This metaphor is a little too on the nose
I'd been away from the news today, mostly, and had only been tangentially aware of another round of California wildfires happening. Checking in with things, I now know that one of the most devastated areas is a part of Los Angeles I know fairly well.
Pacific Palisades is where my grandfather lived for most of my life, and probably about half of his, in two different stints. I've not had reason to go there since Grandpa passed away in 2014, but I visited countless times over the years and spent many an hour in his neighborhood, walking the wealthy streets of the Palisades and driving the canyon roads to and from the ocean and eating at pizza joints and ethnic restaurants along Sunset Boulevard.
Grandpa's house was near the southeasternmost part of the fire zone, as it stands here on Wednesday night. That house had already been sold and demolished to make way for someone else's new McMansion, but whatever is there now is likely either already burned or not long for the world.
The bounds of the Palisades fire as of about 10:30pm January 8th.
In the blowup map below I put a little yellow dot where Grandpa's house was.
I saw video footage of the nearby Gelson's market consumed by flames; the former drug store where I once bought comic books is a smoking ruin; the grounds around the high school my mom went to were blazing.
Adam West's old house, where Grandpa took me once in 1977 to meet TV's Batman, is likely gone. The charming little Mexican restaurant that was Grandpa's favorite—and that made some of the best salsa ever created—was, I think, already out of business, but that whole block may now be nothing but embers. The Post Office where Grandpa had a couple of encounters with Dodgers broadcaster Vin Scully may still be standing, but as charred bricks. Reports are that Will Rogers State Park, where I think we had a couple of events with extended family, if I remember correctly, has been pretty thoroughly wiped out.

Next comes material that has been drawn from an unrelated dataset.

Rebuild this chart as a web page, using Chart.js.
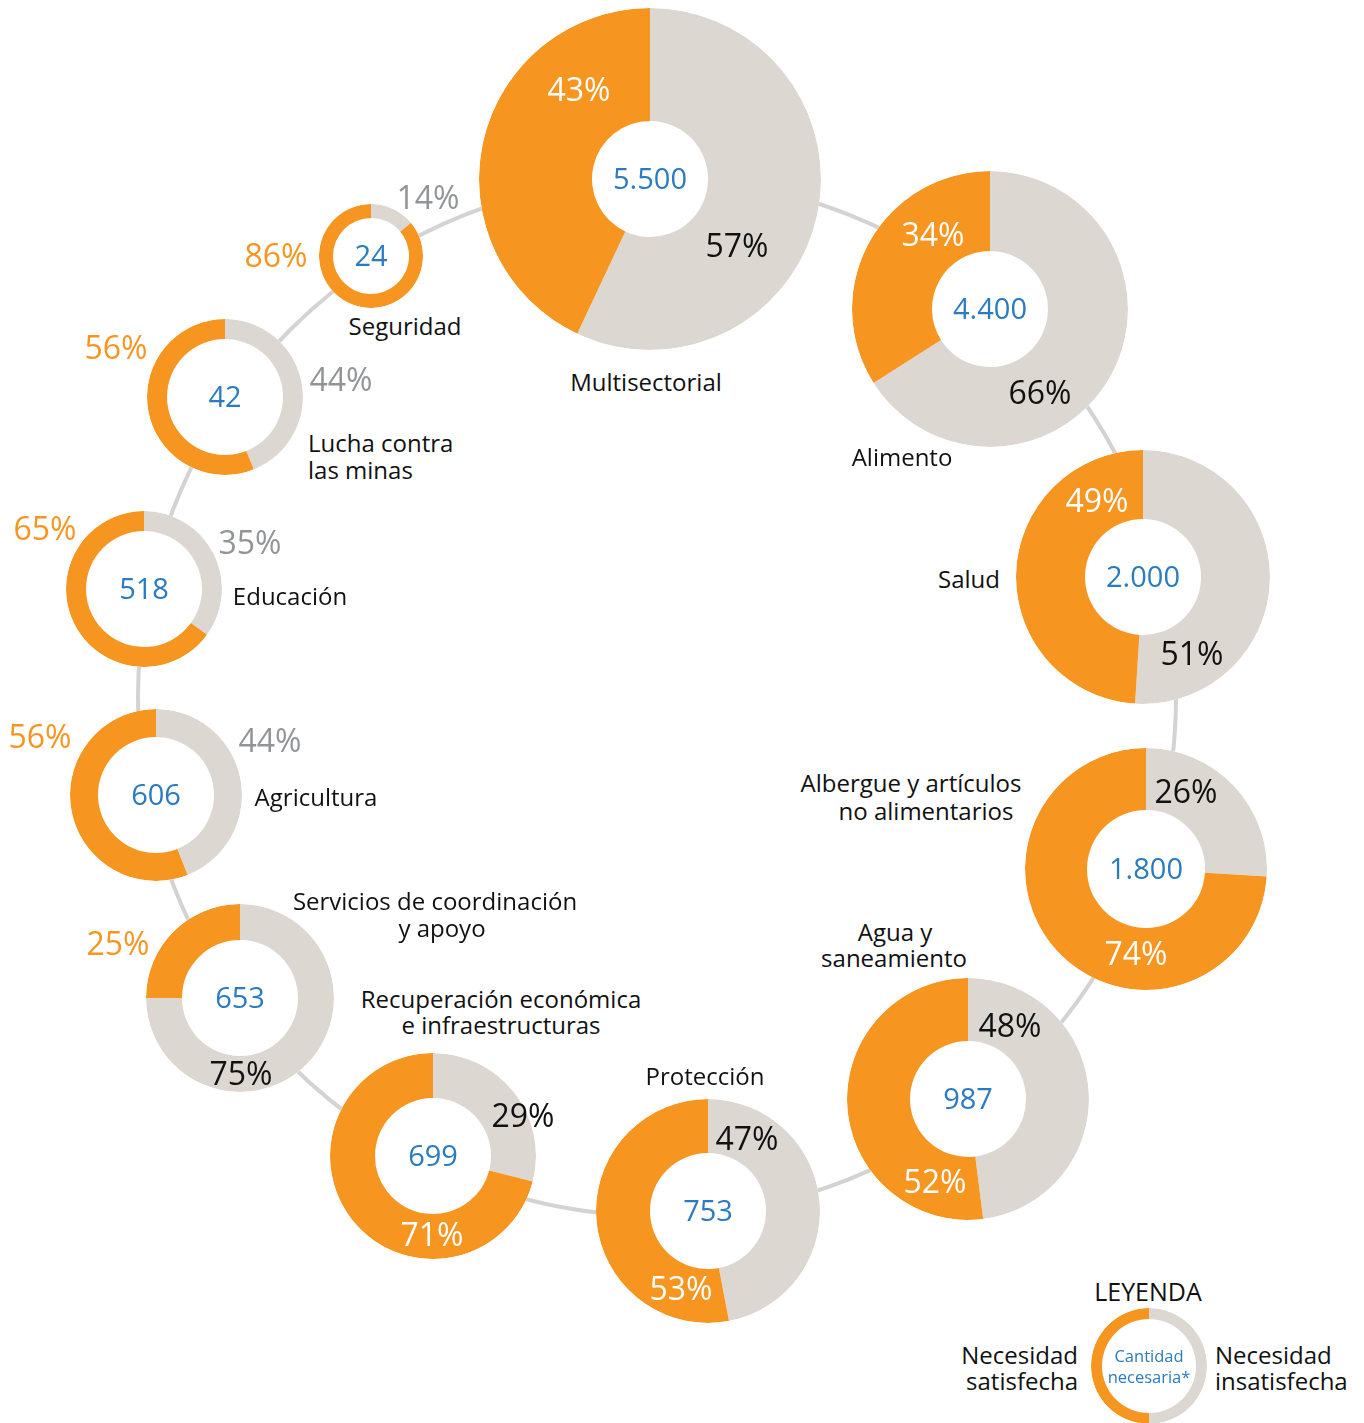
<!DOCTYPE html>
<html>
<head>
<meta charset="utf-8">
<script src="https://cdn.jsdelivr.net/npm/chart.js@4/dist/chart.umd.min.js"></script>
<style>
  html, body { margin: 0; padding: 0; background: #ffffff; }
  #stage { position: relative; width: 1364px; height: 1423px; overflow: hidden; font-family: "Open Sans", "Noto Sans", sans-serif; }
  .ring { position: absolute; border: 4px solid #d3d3d3; border-radius: 50%; box-sizing: border-box; z-index: 0; }
  canvas.donut { position: absolute; z-index: 1; border-radius: 50%; background: #ffffff; }
  .t { position: absolute; z-index: 2; white-space: nowrap; line-height: 1; }
  .c { transform: translate(-50%, -50%); }
  .l { transform: translate(0, -50%); }
  .r { transform: translate(-100%, -50%); }
</style>
</head>
<body>
<div id="stage"></div>
<script>
// ---------- DATA ----------
const categories = [
  "Multisectorial", "Alimento", "Salud", "Albergue y artículos\nno alimentarios",
  "Agua y\nsaneamiento", "Protección", "Recuperación económica\ne infraestructuras",
  "Servicios de coordinación\ny apoyo", "Agricultura", "Educación",
  "Lucha contra\nlas minas", "Seguridad"
];
const requiredAmount = ["5.500", "4.400", "2.000", "1.800", "987", "753", "699", "653", "606", "518", "42", "24"];
const metPct   = [43, 34, 49, 74, 52, 53, 71, 25, 56, 65, 56, 86];
const unmetPct = [57, 66, 51, 26, 48, 47, 29, 75, 44, 35, 44, 14];

const legendTitle = "LEYENDA";
const legendMet = "Necesidad\nsatisfecha";
const legendUnmet = "Necesidad\ninsatisfecha";
const legendCenter = "Cantidad\nnecesaria*";
const legendValues = [50, 50];

// ---------- STYLE / LAYOUT ----------
const ORANGE = "#f6951f", GREY = "#ddd7d2", BLUE = "#2a7bc0", GREYTXT = "#929497";
const NAME_SIZE = 24, PCT_SIZE = 32, NUM_SIZE = 29;
// donut centre, outer radius, inner radius
const donutLayout = [
  {x: 650, y: 179, R: 171, r: 58},
  {x: 990, y: 309, R: 138, r: 58},
  {x: 1143, y: 577, R: 127, r: 58},
  {x: 1146, y: 869, R: 121, r: 59},
  {x: 968, y: 1099, R: 121, r: 58},
  {x: 708, y: 1211, R: 112, r: 58},
  {x: 433, y: 1156, R: 103, r: 58},
  {x: 240, y: 998, R: 94, r: 58},
  {x: 156, y: 795, R: 86, r: 58},
  {x: 144, y: 589, R: 78, r: 58},
  {x: 225, y: 397, R: 78, r: 58},
  {x: 371, y: 256, R: 52, r: 38}
];
// percent label positions: met (orange part) and unmet (grey part)
const pctLayout = [
  {m: [579, 89], u: [737, 245], inside: true},
  {m: [933, 234], u: [1040, 392], inside: true},
  {m: [1097, 500], u: [1192, 653], inside: true},
  {m: [1136, 953], u: [1186, 791], inside: true},
  {m: [935, 1181], u: [1010, 1025], inside: true},
  {m: [681, 1288], u: [747, 1138], inside: true},
  {m: [432, 1234], u: [523, 1115], inside: true},
  {m: [118, 943], u: [241, 1073], inside: false, uInside: true},
  {m: [40, 736], u: [270, 740], inside: false},
  {m: [45, 528], u: [250, 542], inside: false},
  {m: [116, 347], u: [341, 379], inside: false},
  {m: [276, 255], u: [428, 197], inside: false}
];
// category label lines: [x, y, align]
const nameLayout = [
  [[646, 382, "c"]],
  [[902, 457, "c"]],
  [[969, 579, "c"]],
  [[911, 783, "c"], [926, 811, "c"]],
  [[895, 932, "c"], [894, 958, "c"]],
  [[705, 1076, "c"]],
  [[501, 999, "c"], [501, 1025, "c"]],
  [[435, 901, "c"], [442, 928, "c"]],
  [[316, 797, "c"]],
  [[290, 596, "c"]],
  [[308, 443, "l"], [308, 470, "l"]],
  [[405, 326, "c"]]
];
const legendLayout = {x: 1149, y: 1366, R: 58, r: 47};

const stage = document.getElementById("stage");

// connecting ring
const ringC = {x: 657, y: 697, r: 519};
const ring = document.createElement("div");
ring.className = "ring";
ring.style.left = (ringC.x - ringC.r - 2) + "px";
ring.style.top = (ringC.y - ringC.r - 2) + "px";
ring.style.width = (2 * ringC.r + 4) + "px";
ring.style.height = (2 * ringC.r + 4) + "px";
stage.appendChild(ring);

function addText(txt, x, y, align, size, color, weight) {
  const d = document.createElement("div");
  d.className = "t " + align;
  d.textContent = txt;
  d.style.left = x + "px";
  d.style.top = y + "px";
  d.style.fontSize = size + "px";
  d.style.color = color;
  if (weight) d.style.fontWeight = weight;
  stage.appendChild(d);
}

function makeDonut(lay, values) {
  const cv = document.createElement("canvas");
  cv.className = "donut";
  cv.width = 2 * lay.R;
  cv.height = 2 * lay.R;
  cv.style.left = (lay.x - lay.R) + "px";
  cv.style.top = (lay.y - lay.R) + "px";
  cv.style.width = (2 * lay.R) + "px";
  cv.style.height = (2 * lay.R) + "px";
  stage.appendChild(cv);
  new Chart(cv.getContext("2d"), {
    type: "doughnut",
    data: {
      labels: ["Necesidad insatisfecha", "Necesidad satisfecha"],
      datasets: [{
        data: values,
        backgroundColor: [GREY, ORANGE],
        borderWidth: 0,
        hoverBorderWidth: 0,
        hoverOffset: 0,
        offset: 0,
        spacing: 0
      }]
    },
    options: {
      responsive: false,
      maintainAspectRatio: false,
      animation: false,
      cutout: lay.r,
      rotation: 0,
      circumference: 360,
      layout: {padding: 0},
      events: [],
      plugins: {legend: {display: false}, tooltip: {enabled: false}}
    }
  });
}

categories.forEach((cat, i) => {
  makeDonut(donutLayout[i], [unmetPct[i], metPct[i]]);
  const L = donutLayout[i];
  addText(requiredAmount[i], L.x, L.y - 2, "c", NUM_SIZE, BLUE);
  const P = pctLayout[i];
  addText(metPct[i] + "%", P.m[0], P.m[1], "c", PCT_SIZE, P.inside ? "#ffffff" : ORANGE);
  const uIn = P.inside || P.uInside;
  addText(unmetPct[i] + "%", P.u[0], P.u[1], "c", PCT_SIZE, uIn ? "#111111" : GREYTXT);
  const lines = cat.split("\n");
  lines.forEach((ln, k) => {
    const N = nameLayout[i][k];
    addText(ln, N[0], N[1], N[2], NAME_SIZE, "#111111");
  });
});

// legend
makeDonut(legendLayout, legendValues);
addText(legendTitle, 1148, 1291, "c", 25, "#111111");
const lm = legendMet.split("\n");
addText(lm[0], 1078, 1355, "r", NAME_SIZE, "#111111");
addText(lm[1], 1078, 1381, "r", NAME_SIZE, "#111111");
const lu = legendUnmet.split("\n");
addText(lu[0], 1215, 1355, "l", NAME_SIZE, "#111111");
addText(lu[1], 1215, 1381, "l", NAME_SIZE, "#111111");
const lc = legendCenter.split("\n");
addText(lc[0], 1149, 1356, "c", 16.5, BLUE);
addText(lc[1], 1149, 1377, "c", 16.5, BLUE);
</script>
</body>
</html>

Things change, nothing is constant, and the world turns on. The people that live in the Palisades are generally wealthy, so it will rebound and new structures will replace the old. But I find I feel its loss a little bit. Grandpa's been gone a while, I've gotten used to his absence though I of course miss him, but even though I might not have ever gone back to his old neighborhood I am sad that it's now mostly destroyed.
As a metaphor for our new year to come, it lacks subtlety.
Comments
Posted by Karen on January 9, 2025 (8 days ago)
I was thinking about you and your fam last night, and your grandpa’s widow. Terrible fires. PS Check your email!!